PROBLEM DETAILS: In the material below, please retype the lines from the very first through the one with "inner sep=0] (time)", exactly and without pictures.

# # # #

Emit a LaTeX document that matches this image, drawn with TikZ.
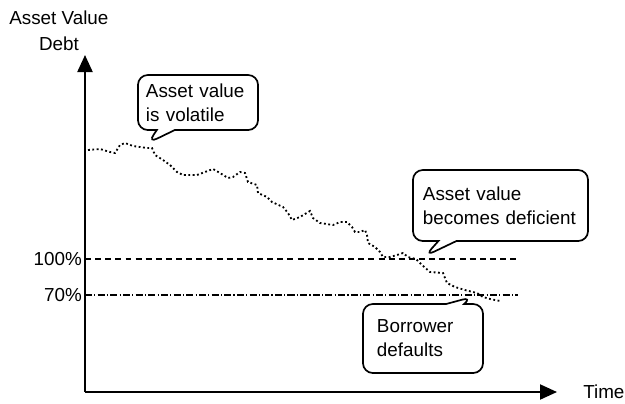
\documentclass[tikz,border=0pt]{standalone}
\usepackage{fontspec}
\setmainfont{Liberation Sans}
\usetikzlibrary{
  shapes.callouts
  , arrows.meta
  , positioning
}

\begin{document}
\begin{tikzpicture}[
        x=0.025cm, y=-0.025cm,
        font=\fontsize{13.4}{17}\selectfont
      ]
      \tikzstyle{axis}=[line width=1.5pt, -{Triangle[length=0.425cm, width=0.375cm]}];
      \tikzstyle{callout template}=[rectangle callout, draw=black, line width=1.2pt,
        rounded corners=7pt, align=left, callout pointer width=0.45cm];

      \useasboundingbox (0,0) rectangle (625,403);

      % axes
      \coordinate (O) at (85,392);
      \coordinate (Ytip) at (85,55);
      \coordinate (Xtip) at (557,392);
      \draw [axis] (O) -- (Ytip);
      \draw [axis] (O) -- (Xtip);

      \node [anchor=west, inner sep=0] (assetvalue) at (9,18) {Asset Value};
      \node [inner sep=0] (debt) at (59,44) {Debt};
      \node [anchor=west, inner sep=0] (time) at (583,392) {Time};

      % levels
      \coordinate (L100) at (85,259);
      \coordinate (L100_end) at (517,259);
      \coordinate (L70) at (85,295);
      \coordinate (L70_end) at (518,295);
      \draw [line width=1pt, dash pattern=on 4.2pt off 3pt] (L100) -- (L100_end);
      \draw [line width=1pt, dash pattern=on 5pt off 1.6pt on 0.8pt off 1.6pt] (L70) -- (L70_end);
      \node [left=2pt of L100, inner sep=0] (label100) {100\%};
      \node [left=2pt of L70, inner sep=0] (label70) {70\%};

      % ------
      \draw [line width=1.3pt, dash pattern=on 1.3pt off 1.8pt]
      plot coordinates {(88,150) (100,149) (110,152) (115,153) (120,145) (125,143)
          (133,146) (147,148) (152,148) (155,155) (163,160) (170,165) (177,172)
          (183,175) (197,175) (205,172) (213,169) (220,173) (228,178) (233,177)
          (240,172) (245,173) (248,182) (257,185) (258,193) (267,197) (272,202)
          (283,207) (288,213) (292,220) (300,217) (310,211) (313,218) (320,223)
          (333,225) (340,222) (347,222) (352,227) (355,232) (360,232) (365,230)
          (367,235) (368,243) (375,247) (380,252) (383,257) (390,257) (397,255)
          (403,253) (408,257) (416,259) (422,265) (430,272) (443,273) (447,283)
          (455,287) (465,290) (477,293) (483,297) (490,299) (500,301)};

      % callouts
      \coordinate (volatile_tip) at (148,143);
      \coordinate (deficient_tip) at (425,256);
      \coordinate (default_tip) at (472,297);

      \node [callout template
          , inner xsep=0.2cm
          , text width=2.6cm
          , minimum height=1.375cm
          , callout absolute pointer={(volatile_tip)}
        ] (volatile) at (198,102.5) {Asset value\\is volatile};

      \node [callout template
          , inner xsep=0.25cm
          , text width=3.875cm
          , minimum height=1.775cm
          , callout absolute pointer={(deficient_tip)}
        ] (deficient) at (500.5,205.5) {Asset value\\becomes deficient};

      \node [callout template
          , inner xsep=0.35cm
          , text width=2.3cm
          , minimum height=1.725cm
          , callout absolute pointer={(default_tip)}
        ] (defaults) at (423,338.5) {Borrower\\defaults};

    \end{tikzpicture}
\end{document}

# # # #

EXERCISE ANSWER:
Emit a LaTeX document that matches this image, drawn with TikZ.
\documentclass[tikz,border=0pt]{standalone}
\usepackage{fontspec}
\setmainfont{Liberation Sans}
\usetikzlibrary{
  shapes.callouts
  , arrows.meta
  , positioning
}

\begin{document}
\begin{tikzpicture}[
        x=0.025cm, y=-0.025cm,
        font=\fontsize{13.4}{17}\selectfont
      ]
      \tikzstyle{axis}=[line width=1.5pt, -{Triangle[length=0.425cm, width=0.375cm]}];
      \tikzstyle{callout template}=[rectangle callout, draw=black, line width=1.2pt,
        rounded corners=7pt, align=left, callout pointer width=0.45cm];

      \useasboundingbox (0,0) rectangle (625,403);

      % axes
      \coordinate (O) at (85,392);
      \coordinate (Ytip) at (85,55);
      \coordinate (Xtip) at (557,392);
      \draw [axis] (O) -- (Ytip);
      \draw [axis] (O) -- (Xtip);

      \node [anchor=west, inner sep=0] (assetvalue) at (9,18) {Asset Value};
      \node [inner sep=0] (debt) at (59,44) {Debt};
      \node [anchor=west, inner sep=0] (time) at (583,392) {Time};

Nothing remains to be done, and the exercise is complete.